Here is my Ultimate Cel-Shading Shader, free for anyone to use (attribution not required but appreciated).
This is a compilation of my own work, as well as ideas/theory from LightningBoyStudios, Pierre Schiller, Atsushi Tamaki, Lohit Petikam, and Raymond Cripps, and others too numerous to mention. I believe it’s the most comprehensive, flexible, and scalable option out there.
@Reuf_Novalic and @kaamura - hope you find it useful Please let me know if you run into any pain points with the shader, or anything in the documentation that’s poorly wording or confusing!
Thanks to @Charles_Weaver , I’ve made a small update to this- I’ve changed the default hair input color to be black, so it won’t affect anything unless you plug something in. Nothing major, but a small quality-of-life fix ucss_jan23.blend (3.2 MB)
Now, now. I wouldn’t say the toon bsdf is downright horrible, it’s just pretty limited. Sometimes the simple ways are the best. Some of the best anime style artworks are rendered in cycles.
That being said, eevee is a lot more flexible when it comes to toon shaders. Being able to directly modify a shader’s color after it’s calculated is a really powerful tool.
But in the end, it’s all about the artist, not the tool.
I understand your point, but I’ll have to disagree with you on this one. While it’s not as fast as eevee, that doesn’t make it absolutely unusable for animation. It may take longer, but it’s not lacking any functionality.
I personally prefer eevee when it comes down to animation, but my original point still stands – if the artist decides that it’s worth using cycles for a particular work, and they’re willing to wait for it, why not? Every tool has its ups and downs, but it’s the artist’s job to evaluate them.
Nevertheless, I do agree that eevee is better than cycles for NPR shading and stylized animation, but that doesn’t make cycles horrible or a non-option.
I’m sorry if you took this personally, didnt mean to. I was speaking in the context of cel shaded animations exclusively. Doing NPR removes main benefit of Cycles (more accurate lighting). And getting close to speed of Eevee requires some serious hacks. Like computing your own fake lights so the result can be plugged into direct color output and rendered at 1 sample. If Eevee can do the same with just Shader to RGB node, why bother with reinventing the wheel
Even in my limited experience with animation, I saw that iteration speed is everything. Since Blender realtime playback on rigs is quite slow, you’ll be forced to make test renders from time to time. And personally I wouldn’t like for them to take hours
Not at all! I apologize if my reply sounded aggressive in any way. I wasn’t trying to sound argumentative, I just thought the discussion was interesting.

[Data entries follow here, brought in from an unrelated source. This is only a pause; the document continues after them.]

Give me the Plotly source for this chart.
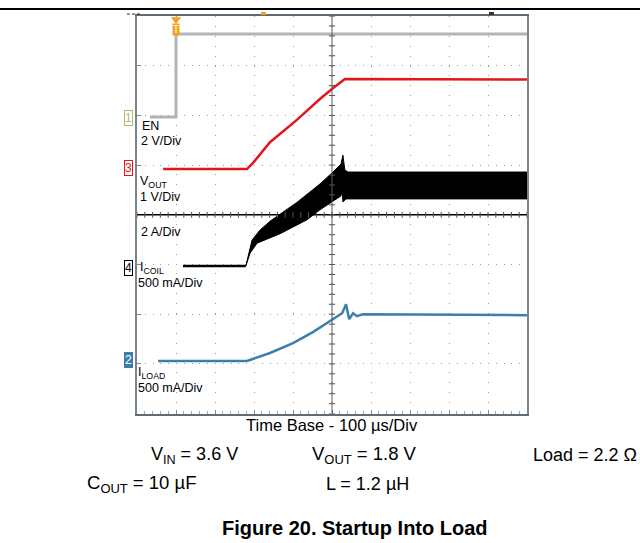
import plotly.graph_objects as go

W, H = 640, 543

# 画面データ (時間 µs, 縦軸は画面の目盛り [div])
en_t = [33, 100, 100, 1000]
en_y = [5.97, 5.97, 7.64, 7.64]

vout_t = [67, 282, 297, 341, 410, 469, 503, 533, 1000]
vout_y = [4.92, 4.92, 5.04, 5.46, 5.91, 6.33, 6.55, 6.73, 6.72]

icoil_flat_t = [118, 279]
icoil_flat_y = [2.97, 2.97]
icoil_hi_t = [279, 285, 295, 315, 341, 410, 469, 508, 523, 528, 533, 541, 1000]
icoil_hi_y = [2.97, 3.19, 3.49, 3.69, 3.87, 4.25, 4.62, 4.90, 5.02, 5.20, 4.90, 4.86, 4.86]
icoil_lo_t = [279, 290, 308, 367, 436, 469, 523, 526, 528, 536, 1000]
icoil_lo_y = [2.97, 3.23, 3.43, 3.62, 3.90, 4.10, 4.38, 4.50, 4.26, 4.32, 4.32]

iload_t = [54, 282, 341, 400, 451, 500, 526, 536, 544, 554, 564, 579, 1000]
iload_y = [1.06, 1.06, 1.22, 1.42, 1.64, 1.88, 2.02, 2.20, 1.90, 2.02, 1.96, 2.00, 1.98]

FONT = "Liberation Sans, Arial, sans-serif"
X0, X1, Y0, Y1 = 137, 527, 16, 413.6  # 画面枠 (px)


def px(x):
    return x / W


def py(y):
    return 1 - y / H


fig = go.Figure()

fig.add_trace(go.Scatter(x=en_t, y=en_y, mode="lines",
                         line=dict(color="#b4b4b4", width=3)))
fig.add_trace(go.Scatter(x=vout_t, y=vout_y, mode="lines",
                         line=dict(color="#e3161c", width=2.5)))
fig.add_trace(go.Scatter(x=icoil_flat_t, y=icoil_flat_y, mode="lines",
                         line=dict(color="black", width=2.5)))
fig.add_trace(go.Scatter(x=icoil_lo_t, y=icoil_lo_y, mode="lines",
                         line=dict(color="black", width=1)))
fig.add_trace(go.Scatter(x=icoil_hi_t, y=icoil_hi_y, mode="lines", fill="tonexty",
                         fillcolor="black", line=dict(color="black", width=1)))
fig.add_trace(go.Scatter(x=iload_t, y=iload_y, mode="lines",
                         line=dict(color="#3a80ab", width=2.5)))

# トリガーマーカー
fig.add_trace(go.Scatter(x=[100], y=[7.93], mode="markers", cliponaxis=False,
                         marker=dict(symbol="triangle-down", size=9, color="#f5a21b")))

shapes = []
# 中心線
shapes.append(dict(type="line", xref="x", yref="y", x0=500, x1=500, y0=0, y1=8,
                   line=dict(color="#5a5a5a", width=1)))
shapes.append(dict(type="line", xref="x", yref="y", x0=0, x1=1000, y0=4, y1=4,
                   line=dict(color="black", width=1.5)))
# 中心線の小目盛り
for i in range(51):
    t = i * 20
    shapes.append(dict(type="line", xref="x", yref="y", x0=t, x1=t, y0=3.94, y1=4.06,
                       line=dict(color="#555", width=1)))
for i in range(41):
    v = i * 0.2
    shapes.append(dict(type="line", xref="x", yref="y", x0=492, x1=508, y0=v, y1=v,
                       line=dict(color="#555", width=1)))
# ヘッダー線
shapes.append(dict(type="line", xref="paper", yref="paper", x0=0, x1=1, y0=py(9), y1=py(9),
                   line=dict(color="black", width=2)))
# 上部の小マーカー
shapes.append(dict(type="rect", xref="paper", yref="paper", x0=px(261), x1=px(266),
                   y0=py(15), y1=py(12), fillcolor="#f5a21b", line=dict(width=0)))
shapes.append(dict(type="rect", xref="paper", yref="paper", x0=px(489), x1=px(494),
                   y0=py(15), y1=py(12), fillcolor="#333", line=dict(width=0)))
shapes.append(dict(type="line", xref="paper", yref="paper", x0=px(127), x1=px(142),
                   y0=py(14), y1=py(14), line=dict(color="#333", width=1, dash="3px,2px")))

ann = []


def label(x, y, text, size=12.5, **kw):
    ann.append(dict(x=px(x), y=py(y), xref="paper", yref="paper", text=text,
                    showarrow=False, xanchor=kw.pop("xanchor", "left"), yanchor="middle",
                    font=dict(family=FONT, size=size, color=kw.pop("color", "black")), **kw))


# チャンネルマーカー
def chan(y, n, color, filled=False):
    ann.append(dict(x=px(124), y=py(y), xref="paper", yref="paper", text=n,
                    showarrow=False, xanchor="left", yanchor="middle",
                    font=dict(family=FONT, size=12, color="white" if filled else color),
                    bordercolor=color, borderwidth=1, borderpad=0,
                    bgcolor=color if filled else "white"))


chan(118, "1", "#b8b86a")
chan(168, "3", "#e3161c")
chan(268, "4", "black")
chan(360, "2", "#3a80ab", filled=True)

label(140, 126, "EN")
label(139, 141, "2 V/Div")
label(138, 182, "V<sub>OUT</sub>")
label(138, 197, "1 V/Div")
label(139, 232, "2 A/Div")
label(138, 268, "I<sub>COIL</sub>")
label(136, 283, "500 mA/Div")
label(136, 373, "I<sub>LOAD</sub>")
label(136, 388, "500 mA/Div")

ann.append(dict(x=px(176), y=py(30), xref="paper", yref="paper", text="T", showarrow=False,
                xanchor="center", yanchor="middle",
                font=dict(family=FONT, size=10, color="white"),
                bgcolor="#f5a21b", borderpad=0))

label(332, 425, "Time Base - 100 µs/Div", size=16.5, xanchor="center")
label(194, 455, "V<sub>IN</sub> = 3.6 V", size=18, xanchor="center")
label(364, 455, "V<sub>OUT</sub> = 1.8 V", size=18.5, xanchor="center")
label(639, 455, "Load = 2.2 Ω", size=18, xanchor="right")
label(141, 484, "C<sub>OUT</sub> = 10 µF", size=18.5, xanchor="center")
label(367, 484, "L = 1.2 µH", size=18, xanchor="center")
label(355, 528, "<b>Figure 20. Startup Into Load</b>", size=20, xanchor="center")

fig.update_xaxes(range=[0, 1000], domain=[px(X0), px(X1)], dtick=100,
                 showgrid=True, gridcolor="#9a9a9a", griddash="1px,8.9px", gridwidth=1,
                 showticklabels=False, zeroline=False,
                 showline=True, linecolor="#5f6b75", linewidth=2, mirror=True,
                 ticks="inside", ticklen=4, tickcolor="#888",
                 minor=dict(dtick=20, ticks="inside", ticklen=3, tickcolor="#aaa"))
fig.update_yaxes(range=[0, 8], domain=[py(Y1), py(Y0)], dtick=1,
                 showgrid=True, gridcolor="#9a9a9a", griddash="1px,6.8px", gridwidth=1,
                 showticklabels=False, zeroline=False,
                 showline=True, linecolor="#7a848c", linewidth=1.5, mirror=True,
                 ticks="inside", ticklen=4, tickcolor="#888")

fig.update_layout(width=W, height=H, margin=dict(l=0, r=0, t=0, b=0),
                  paper_bgcolor="white", plot_bgcolor="white", showlegend=False,
                  shapes=shapes, annotations=ann)

fig.write_html("out.html", config={"displayModeBar": False},
               post_script="document.body.style.margin='0';")
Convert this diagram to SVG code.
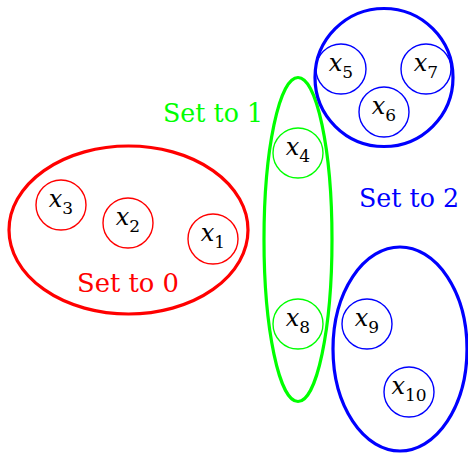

Sorry to bump something super old, I’m completely new here and not sure what the etiquette is. I’d love to use this but for the life of me I can’t get it to work on blender 2.92 even though it says it’s compatible with 2.8-3.4, I’ve tried tinkering with settings but I’m admittedly not that experienced with shaders, no matter what I do it always just outputs one colour. I got it to work in 3.3 pretty easily but everything past 3.0 tends to be laggy for me so I don’t like to use it if I don’t have to. Has anyone else gotten it to work on 2.92?
(Also, to anyone who gets a bunch of jumbled characters when trying to download it from the notion page try using a different browser. No idea why it was happening but that worked for me!)
Did you get it to work finally? That’s interesting. I like using old materials in newer versions. I think, sometimes the nodes change and it might be calling for a node that didn’t exist in 2.92.
I did have an issue recently that I’m trying to solve. Straight on the color goes transparent unless I separate all the selections. Which is fine. When I turn the camera to the rear view of the character I can see through the character. Which, is well, not fine. I’ve tried:
turning off backface culling
adding a solidify modifier. (It gets the splotches all over the mesh)
I’ve never ran into this before but…hopefully its something simple that’s already been figured out. It is a really cool shader.
So. After going over my process. I found that changing the Blend Mode to “Opaque” for each material used stopped making them see through. Sorry. I didn’t want to change too much because there’s all these inputs on the shader.